Scientists from IBM and Stanford University successfully demonstrated Shor’s Algorithm on a quantum computer. Shor’s Algorithm is a method for finding the prime factors of numbers (which plays an intrinsic role in cryptography). They used a 7-qubit computer to find the factors of 15. The computer correctly deduced that the prime factors were 3 and 5.
The Institute of Quantum Optics and Quantum Information at the University of Innsbruck announced that scientists had created the first qubyte, or series of 8 qubits, using ion traps.
Scientists in Waterloo and Massachusetts devised methods for quantum control on a 12-qubit system. Quantum control becomes more complex as systems employ more qubits.
Canadian startup company D-Wave demonstrated a 16-qubit quantum computer. The computer solved a sudoku puzzle and other pattern matching problems.
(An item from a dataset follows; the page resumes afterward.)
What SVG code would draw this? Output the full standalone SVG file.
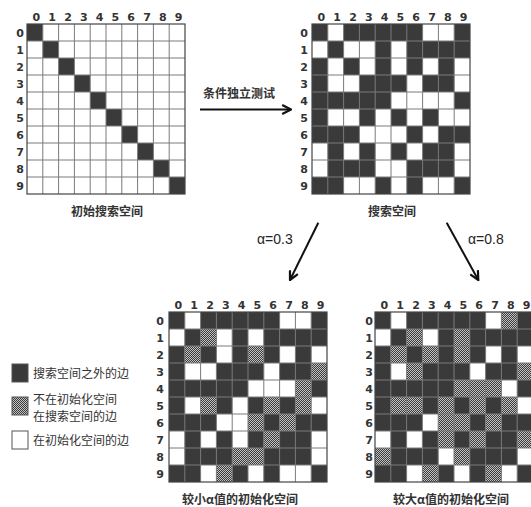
<svg xmlns="http://www.w3.org/2000/svg" width="531" height="507" viewBox="0 0 531 507">
<style>
.bg{fill:#ffffff}
.dk{fill:#3a3a3a}
.gr{fill:url(#dither)}
.ln{fill:none;stroke:#7a7a7a;stroke-width:1}
.bd{fill:none;stroke:#444;stroke-width:1.2}
.num{font-family:"DejaVu Sans",sans-serif;font-weight:bold;font-size:11px;fill:#333;text-anchor:middle}
.cap{font-family:"Noto Sans CJK SC",sans-serif;font-weight:bold;font-size:12px;fill:#333;text-anchor:middle}
.leg{font-family:"Noto Sans CJK SC",sans-serif;font-size:12px;fill:#333}
.alab{font-family:"Liberation Sans","Noto Sans CJK SC",sans-serif;font-size:14px;fill:#222}
.arr{fill:none;stroke:#111;stroke-width:2;marker-end:url(#head)}
</style>
<defs>
<pattern id="dither" width="2" height="2" patternUnits="userSpaceOnUse">
<rect width="2" height="2" fill="#c4c4c4"/>
<rect width="1" height="1" fill="#3a3a3a"/>
<rect x="1" y="1" width="1" height="1" fill="#3a3a3a"/>
</pattern>
<marker id="head" viewBox="0 0 10 10" refX="9" refY="5" markerWidth="11" markerHeight="11" markerUnits="userSpaceOnUse" orient="auto">
<path d="M1,1 L9,5 L1,9" fill="none" stroke="#111" stroke-width="2"/>
</marker>
<path id="lines" class="ln" d="M15.8 0V170M31.6 0V170M47.4 0V170M63.2 0V170M79 0V170M94.8 0V170M110.6 0V170M126.4 0V170M142.2 0V170M0 17H158M0 34H158M0 51H158M0 68H158M0 85H158M0 102H158M0 119H158M0 136H158M0 153H158"/>
<path id="darkset" class="dk" d="M0 0h15.8v17h-15.8zM31.6 0h79v17h-79zM142.2 0h15.8v17h-15.8zM15.8 17h15.8v17h-15.8zM63.2 17h15.8v17h-15.8zM94.8 17h63.2v17h-63.2zM0 34h15.8v17h-15.8zM31.6 34h15.8v17h-15.8zM63.2 34h15.8v17h-15.8zM94.8 34h15.8v17h-15.8zM126.4 34h15.8v17h-15.8zM0 51h15.8v17h-15.8zM47.4 51h47.4v17h-47.4zM110.6 51h31.6v17h-31.6zM0 68h79v17h-79zM142.2 68h15.8v17h-15.8zM0 85h15.8v17h-15.8zM47.4 85h15.8v17h-15.8zM79 85h15.8v17h-15.8zM110.6 85h15.8v17h-15.8zM0 102h47.4v17h-47.4zM94.8 102h15.8v17h-15.8zM126.4 102h31.6v17h-31.6zM15.8 119h15.8v17h-15.8zM47.4 119h15.8v17h-15.8zM79 119h15.8v17h-15.8zM110.6 119h31.6v17h-31.6zM15.8 136h47.4v17h-47.4zM94.8 136h47.4v17h-47.4zM0 153h31.6v17h-31.6zM63.2 153h15.8v17h-15.8zM94.8 153h15.8v17h-15.8zM142.2 153h15.8v17h-15.8z"/>
</defs>

<g id="grid-initial" transform="translate(27,24)">
<rect class="bg" width="158" height="170"/>
<path class="dk" d="M0 0h15.8v17h-15.8zM15.8 17h15.8v17h-15.8zM31.6 34h15.8v17h-15.8zM47.4 51h15.8v17h-15.8zM63.2 68h15.8v17h-15.8zM79 85h15.8v17h-15.8zM94.8 102h15.8v17h-15.8zM110.6 119h15.8v17h-15.8zM126.4 136h15.8v17h-15.8zM142.2 153h15.8v17h-15.8z"/>
<use href="#lines"/>
<rect class="bd" width="158" height="170"/>
<text class="num" x="9.4 25.2 41 56.8 72.6 88.4 104.2 120 135.8 151.6" y="-3">0123456789</text>
<text class="num" x="-7 -7 -7 -7 -7 -7 -7 -7 -7 -7" y="12.5 29.5 46.5 63.5 80.5 97.5 114.5 131.5 148.5 165.5">0123456789</text>
<text class="cap" x="80" y="192">初始搜索空间</text>
</g>

<g id="grid-search" transform="translate(312,24)">
<rect class="bg" width="158" height="170"/>
<use href="#darkset"/>
<use href="#lines"/>
<rect class="bd" width="158" height="170"/>
<text class="num" x="9.4 25.2 41 56.8 72.6 88.4 104.2 120 135.8 151.6" y="-3">0123456789</text>
<text class="num" x="-8 -8 -8 -8 -8 -8 -8 -8 -8 -8" y="12.5 29.5 46.5 63.5 80.5 97.5 114.5 131.5 148.5 165.5">0123456789</text>
<text class="cap" x="80" y="192">搜索空间</text>
</g>

<g id="grid-small-alpha" transform="translate(169,312)">
<rect class="bg" width="158" height="170"/>
<use href="#darkset"/>
<path class="gr" d="M31.6 17h15.8v17h-15.8zM15.8 34h15.8v17h-15.8zM79 34h15.8v17h-15.8zM142.2 51h15.8v17h-15.8zM126.4 68h15.8v17h-15.8zM31.6 85h15.8v17h-15.8zM94.8 85h15.8v17h-15.8zM126.4 85h15.8v17h-15.8zM79 102h15.8v17h-15.8zM110.6 102h15.8v17h-15.8zM94.8 119h15.8v17h-15.8zM63.2 136h31.6v17h-31.6zM47.4 153h15.8v17h-15.8z"/>
<use href="#lines"/>
<rect class="bd" width="158" height="170"/>
<text class="num" x="9.4 25.2 41 56.8 72.6 88.4 104.2 120 135.8 151.6" y="-3">0123456789</text>
<text class="num" x="-9 -9 -9 -9 -9 -9 -9 -9 -9 -9" y="12.5 29.5 46.5 63.5 80.5 97.5 114.5 131.5 148.5 165.5">0123456789</text>
<text class="cap" x="71" y="192">较小α值的初始化空间</text>
</g>

<g id="grid-large-alpha" transform="translate(375,312)">
<rect class="bg" width="158" height="170"/>
<use href="#darkset"/>
<path class="gr" d="M126.4 0h15.8v17h-15.8zM31.6 17h15.8v17h-15.8zM79 17h15.8v17h-15.8zM15.8 34h15.8v17h-15.8zM47.4 34h15.8v17h-15.8zM79 34h15.8v17h-15.8zM31.6 51h15.8v17h-15.8zM142.2 51h15.8v17h-15.8zM79 68h47.4v17h-47.4zM15.8 85h31.6v17h-31.6zM63.2 85h15.8v17h-15.8zM94.8 85h15.8v17h-15.8zM126.4 85h15.8v17h-15.8zM63.2 102h31.6v17h-31.6zM110.6 102h15.8v17h-15.8zM63.2 119h15.8v17h-15.8zM94.8 119h15.8v17h-15.8zM142.2 119h15.8v17h-15.8zM0 136h15.8v17h-15.8zM79 136h15.8v17h-15.8zM47.4 153h15.8v17h-15.8zM110.6 153h15.8v17h-15.8z"/>
<use href="#lines"/>
<rect class="bd" width="158" height="170"/>
<text class="num" x="9.4 25.2 41 56.8 72.6 88.4 104.2 120 135.8 151.6" y="-3">0123456789</text>
<text class="num" x="-6 -6 -6 -6 -6 -6 -6 -6 -6 -6" y="12.5 29.5 46.5 63.5 80.5 97.5 114.5 131.5 148.5 165.5">0123456789</text>
<text class="cap" x="76" y="192">较大α值的初始化空间</text>
</g>

<g id="legend">
<g id="legend-outside">
<rect class="dk" x="12" y="364" width="16" height="18" stroke="#555" stroke-width="1"/>
<text class="leg" x="33" y="378">搜索空间之外的边</text>
</g>
<g id="legend-search">
<rect class="gr" x="12" y="397" width="16" height="18" stroke="#555" stroke-width="1"/>
<text class="leg" x="33" y="404">不在初始化空间</text>
<text class="leg" x="33" y="421">在搜索空间的边</text>
</g>
<g id="legend-initial">
<rect class="bg" x="12" y="431" width="16" height="18" stroke="#555" stroke-width="1"/>
<text class="leg" x="33" y="445">在初始化空间的边</text>
</g>
</g>

<g id="connectors">
<line class="arr" x1="200" y1="109.5" x2="291" y2="109.5"/>
<text class="cap" x="239" y="98">条件独立测试</text>
<line class="arr" x1="318.3" y1="222.7" x2="290" y2="280"/>
<text class="alab" x="257" y="244">α=0.3</text>
<line class="arr" x1="446.7" y1="222.7" x2="478.3" y2="280"/>
<text class="alab" x="468" y="244">α=0.8</text>
</g>
</svg>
The company claims it will produce practical systems by 2008. Skeptics believe practical quantum computers are still decades away, that the system D-Wave has created isn’t scaleable, and that many of the claims on D-Wave’s Web site are simply impossible (or at least impossible to know for certain given our understanding of quantum mechanics).
If functional quantum computers can be built, they will be valuable in factoring large numbers, and therefore extremely useful for decoding and encoding secret information. If one were to be built today, no information on the Internet would be safe. Our current methods of encryption are simple compared to the complicated methods possible in quantum computers. Quantum computers could also be used to search large databases in a fraction of the time that it would take a conventional computer. Other applications could include using quantum computers to study quantum mechanics, or even to design other quantum computers.
But quantum computing is still in its early stages of development, and many computer scientists believe the technology needed to create a practical quantum computer is years away. Quantum computers must have at least several dozen qubits to be able to solve real-world problems, and thus serve as a viable computing method.